Can you describe what objectives this money will help accomplish?
A main goal of our organization—and the one we wanted to highlight for the fundraiser—is to bring awareness to the oil pipelines that run under the Straits of Mackinac, and also the pipelines that eventually run to the St. Claire River. The pipelines under the Straits pose a very real risk to the ecology of the Great Lakes—the same company that operates these lines also runs those that ruptured and spilled oil into the Kalamazoo River. So this money will be spent to develop a comprehensive plan to raise public awareness of this issue. We held a rally at the Mackinac Bridge last year with TC350, which went really well, so we’re excited to see what these funds can accomplish.
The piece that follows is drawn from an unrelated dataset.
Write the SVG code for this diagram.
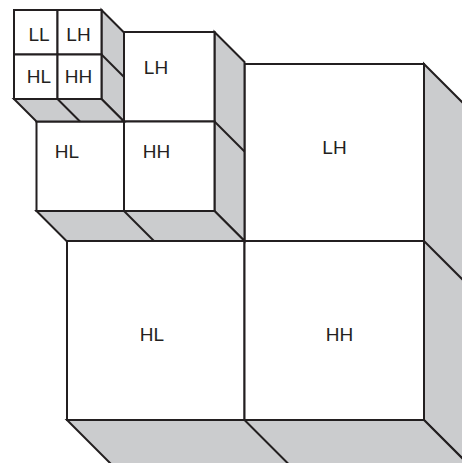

As an organization, we aim to promote sustainable energy practices in the state, and while we know that an economy that doesn’t use pipelines to transport fuel is very far away, we can still make progress through advocacy and raising public awareness. This fundraising effort was great because it not only raised money for us, it also advertised our goals to a broader audience.
So you basically made money doing something that you plan on paying for …
Any taunting between the two groups?
No, no, no…there was no communication between us. We know those guys; they do great work. We were just excited to see our region so well represented in this fundraiser. It shows that people in Northern Michigan really care about conservation.